I don’t really get the “dance monkeys” vibe thing, but I am rather ambivalent about it… it’s not like this remotely gaurentees your game will jive with canon. I’d rather they just not have an advancing meta plot…
At least there isn’t a ccg involved like with L5R, I wasn’t playing either ccg or rpg, but heard a lot of complaints about the rpg metaplot having to mirror the results of ccg tournaments.
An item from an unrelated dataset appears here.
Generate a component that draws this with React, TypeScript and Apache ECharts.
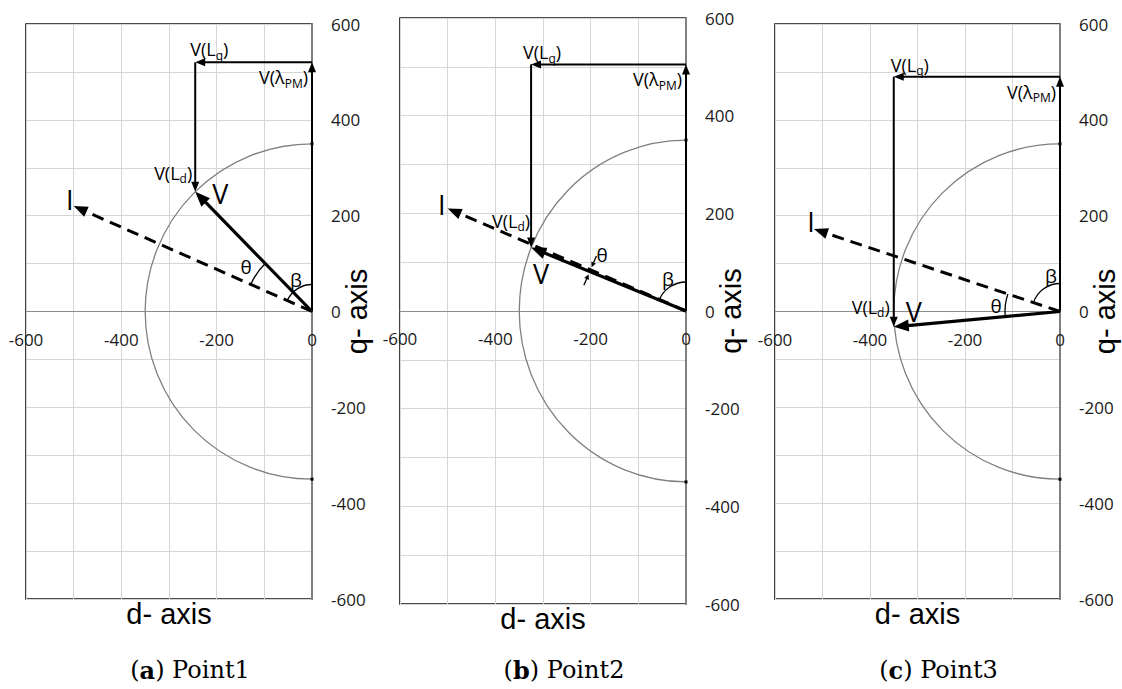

I personally liked the 4th ed Realms. The best part about it was that there were 2 books that covered everything. Sure, they released a Neverwinter setting later, but the core two books, one for the DM and one for the player were all you needed. I remember running games in the Realms during 2E and they really did feel like they were much more cohesive, particularly when they started coming out with magical order catalogues that people could buy things from and have the items teleported to them. But the Realms were a big money maker and so it made sense for them to milk them for all they were worth. 3E mainly changed rulesets and brought the Realms farther along a timeline that matched up with the books being sold, but the overall feel of we’re-all-one-big-unhappy-continent-that-shares-a-lot-of-issues-and-enemies was the same as 2E. 4E Realms was meant to be a world divided, a world with less cohesiveness and a lot less 30th level NPCs that the DM had to steer their PCs clear of so that they didn’t go the Elminster or any of the other oodles of Chosen of Mystra and just point at the incoming dragon and say “Zap it please”. It was a kick in the pants if you were a diehard must-stick-to-WotC canon sort of person and suddenly your human characters are all dead and people have to rejig their old characters into a new system… but I think the adage of if-it-ain’t-broke applies. If games were great in 3E, why switch to 4E? If you felt like I did about the 2E and 3E realms, I’d much rather play in the 4E realms, regardless of the system I was running the game in.